In response to the Chinese offer and after signing the MoU, president Bio expressed his gratitude to the delegation for their visit to the country and described the relationship between the two countries as mutually beneficial and one that spanned decades. He noted that Sierra Leone and China have had many areas of corporations, including sectors like fishery.
“One of my areas of economic diversification is the fishery sector. This is because we believe that if the right investment is made the sector will be able to serve as a strong base for our local revenue generation drive. This signing symbolises our desire to encourage further investment into our country and as we go about our development process, we will want to add more value to our fishery products even before they are brought to the market for sale. As we move further, I want to assure you of my corporation,” he said.
Mr Yu extended an invitation to President Bio to attend the China-Africa confab, scheduled for September in China.

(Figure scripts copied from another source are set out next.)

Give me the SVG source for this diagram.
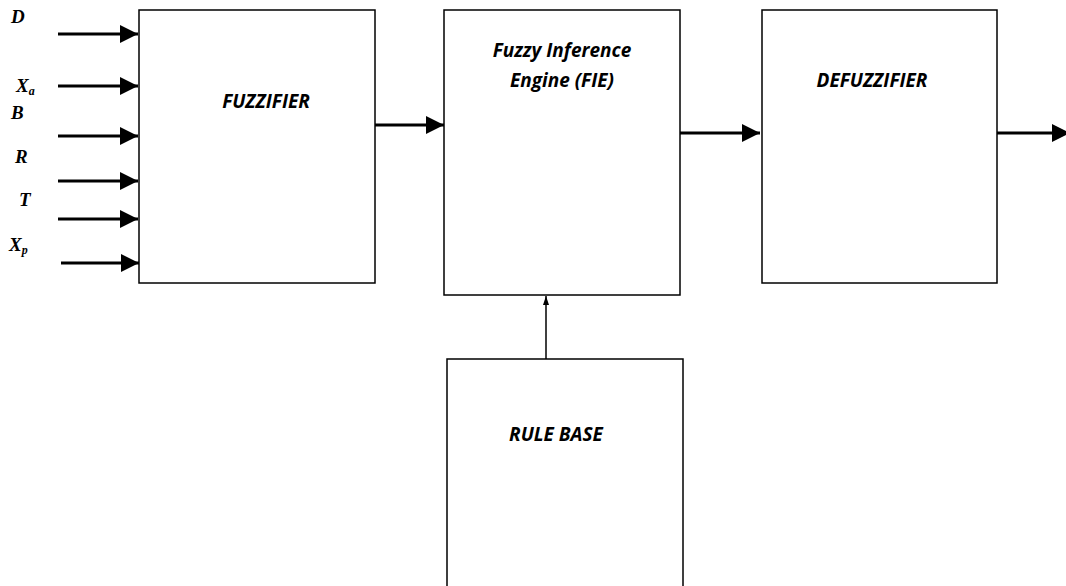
<svg xmlns="http://www.w3.org/2000/svg" width="1066" height="586" viewBox="0 0 1066 586">
<defs>
<style>
.box{fill:#fff;stroke:#000;stroke-width:1.5}
.lbl{font-family:"Open Sans","Liberation Sans",sans-serif;font-weight:bold;font-style:italic;font-size:19px;fill:#000}
.var{font-family:"Liberation Serif",serif;font-weight:bold;font-style:italic;font-size:19px;fill:#000}
.sub{font-size:12px}
.arr{stroke:#000;stroke-width:3;fill:none}
.thin{stroke:#000;stroke-width:1.5;fill:none}
</style>
<marker id="ah" markerWidth="6" markerHeight="6" refX="6" refY="3" orient="auto" markerUnits="strokeWidth"><path d="M0,0 L6,3 L0,6 Z" fill="#000"/></marker>
<marker id="ah2" markerWidth="6" markerHeight="4" refX="6" refY="2" orient="auto" markerUnits="strokeWidth"><path d="M0,0 L6,2 L0,4 Z" fill="#000"/></marker>
</defs>
<rect width="1066" height="586" fill="#fff"/>
<g id="inputs-labels">
<text class="var" x="11" y="23">D</text>
<text class="var" x="16" y="92">X<tspan class="sub" dy="3">a</tspan></text>
<text class="var" x="11" y="119">B</text>
<text class="var" x="15" y="163">R</text>
<text class="var" x="19" y="206">T</text>
<text class="var" x="9" y="251">X<tspan class="sub" dy="3">p</tspan></text>
</g>
<g id="fuzzifier"><rect class="box" x="139" y="10" width="236" height="273"/><text class="lbl" x="266" y="108" text-anchor="middle">FUZZIFIER</text></g>
<g id="fie"><rect class="box" x="444" y="10" width="236" height="285"/><text class="lbl" x="562" y="57" text-anchor="middle">Fuzzy Inference</text><text class="lbl" x="562" y="87" text-anchor="middle">Engine (FIE)</text></g>
<g id="defuzzifier"><rect class="box" x="762" y="10" width="235" height="273"/><text class="lbl" x="872" y="87" text-anchor="middle">DEFUZZIFIER</text></g>
<g id="rulebase"><rect class="box" x="447" y="359" width="236" height="240"/><text class="lbl" x="556" y="441" text-anchor="middle">RULE BASE</text></g>
<g id="connectors">
<line class="arr" x1="58" y1="34" x2="138" y2="34" marker-end="url(#ah)"/>
<line class="arr" x1="58" y1="86" x2="138" y2="86" marker-end="url(#ah)"/>
<line class="arr" x1="58" y1="136" x2="138" y2="136" marker-end="url(#ah)"/>
<line class="arr" x1="58" y1="181" x2="138" y2="181" marker-end="url(#ah)"/>
<line class="arr" x1="58" y1="219" x2="138" y2="219" marker-end="url(#ah)"/>
<line class="arr" x1="61" y1="263" x2="139" y2="263" marker-end="url(#ah)"/>
<line class="arr" x1="375" y1="125" x2="444" y2="125" marker-end="url(#ah)"/>
<line class="arr" x1="680" y1="133" x2="760" y2="133" marker-end="url(#ah)"/>
<line class="arr" x1="997" y1="133" x2="1070" y2="133" marker-end="url(#ah)"/>
<line class="thin" x1="546" y1="359" x2="546" y2="296" marker-end="url(#ah2)"/>
</g>
</svg>
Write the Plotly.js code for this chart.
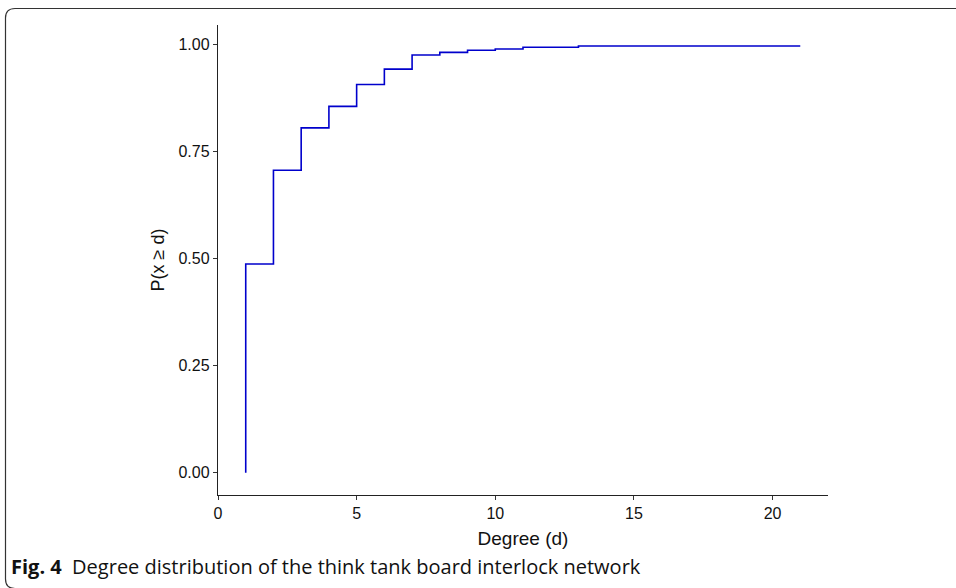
<!DOCTYPE html>
<html>
<head>
<meta charset="utf-8">
<script src="https://cdn.plot.ly/plotly-3.0.1.min.js"></script>
<style>
html,body{margin:0;padding:0;background:#fff;}
#chart{width:956px;height:588px;}
</style>
</head>
<body>
<div id="chart"></div>
<script>
// Data
const degree = [1, 1, 2, 3, 4, 5, 6, 7, 8, 9, 10, 11, 13, 21];
const prob   = [0, 0.487, 0.706, 0.805, 0.855, 0.906, 0.942, 0.975, 0.981, 0.986, 0.989, 0.993, 0.996, 0.996];
const yTickVals = [0, 0.25, 0.5, 0.75, 1.0];
const yTickText = ["0.00", "0.25", "0.50", "0.75", "1.00"];
const xTickVals = [0, 5, 10, 15, 20];
const xTickText = ["0", "5", "10", "15", "20"];

const W = 956, H = 588;
const L = 218, R = 128, T = 25, B = 93;
const pw = W - L - R, ph = H - T - B;
function px(x){ return (x - L) / pw; }
function py(y){ return (H - B - y) / ph; }

const framePath = [
  'M', px(975), py(8.5),
  'L', px(15), py(8.5),
  'Q', px(5.5), py(8.5), px(5.5), py(18),
  'L', px(5.5), py(579),
  'Q', px(5.5), py(588.5), px(15), py(588.5),
  'L', px(975), py(588.5)
].join(' ');

const trace = {
  x: degree,
  y: prob,
  type: 'scatter',
  mode: 'lines',
  line: {shape: 'hv', color: '#0000cc', width: 1.6},
  hoverinfo: 'x+y'
};

const FONT = '"Liberation Sans", Arial, sans-serif';

const axisCommon = {
  showgrid: false,
  zeroline: false,
  showline: true,
  linecolor: '#222',
  linewidth: 1.2,
  ticks: 'outside',
  ticklen: 4,
  tickwidth: 1,
  tickcolor: '#333',
  tickfont: {family: FONT, size: 16, color: '#111'},
  tickmode: 'array'
};

const layout = {
  width: W, height: H,
  margin: {l: L, r: R, t: T, b: B, pad: 0},
  paper_bgcolor: '#fff',
  plot_bgcolor: '#fff',
  showlegend: false,
  font: {family: FONT},
  xaxis: Object.assign({}, axisCommon, {
    range: [0, 22],
    tickvals: xTickVals,
    ticktext: xTickText,
    title: {text: 'Degree (d)', font: {family: FONT, size: 19, color: '#111'}, standoff: 10}
  }),
  yaxis: Object.assign({}, axisCommon, {
    range: [-0.052, 1.045],
    tickvals: yTickVals,
    ticktext: yTickText,
    title: {text: 'P(x ≥ d)', font: {family: FONT, size: 18, color: '#111'}, standoff: 9}
  }),
  shapes: [{
    type: 'path', xref: 'paper', yref: 'paper', path: framePath,
    line: {color: '#333', width: 1.2}, layer: 'below'
  }],
  annotations: [{
    xref: 'paper', yref: 'paper',
    x: px(9), y: py(566),
    xanchor: 'left', yanchor: 'middle',
    showarrow: false,
    text: '<b>Fig. 4</b>  Degree distribution of the think tank board interlock network',
    font: {family: '"Open Sans", "Noto Sans", sans-serif', size: 20, color: '#111'}
  }]
};

Plotly.newPlot('chart', [trace], layout, {displayModeBar: false, staticPlot: true});
</script>
</body>
</html>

President Bio added that while in China in the next couple of months he would also use the opportunity to explore possible avenues for investments in Sierra Leone.
According to State House, Sierra Leone and China have had a long history of cooperation in the fisheries, dating back to 1985 when the first Chinese fleets reached the shores of the West African nation. Presently, five Chinese fishing corporations operate in the country, creating many employment opportunities for Sierra Leoneans.

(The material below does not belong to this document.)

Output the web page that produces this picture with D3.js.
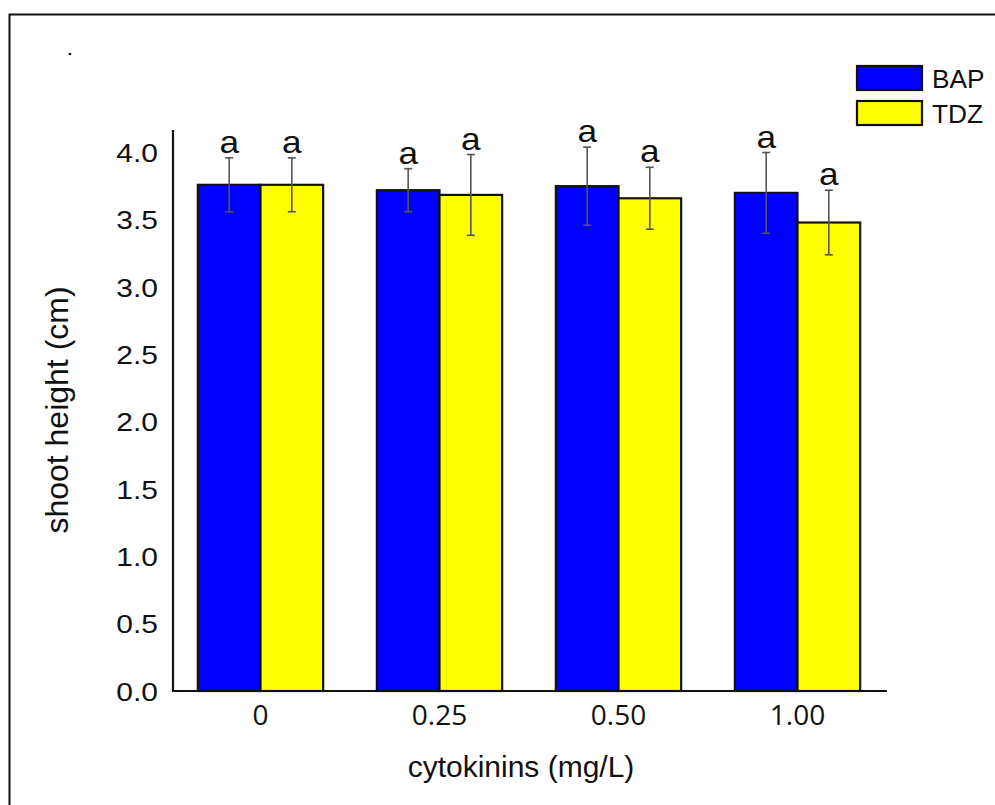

But as the ink on the MoU signed by president Bio yesterday begins to dry, all eyes are on the MoU signed two months ago when he visited Qatar and was promised hundreds of millions of dollars of investments by the Qatari government.
President Bio will soon be marking his first 100 days in office. He has promised a break from the previous government’s approach to governing Sierra Leone. He said there will not be business as usual. The people of Sierra Leone are watching keenly.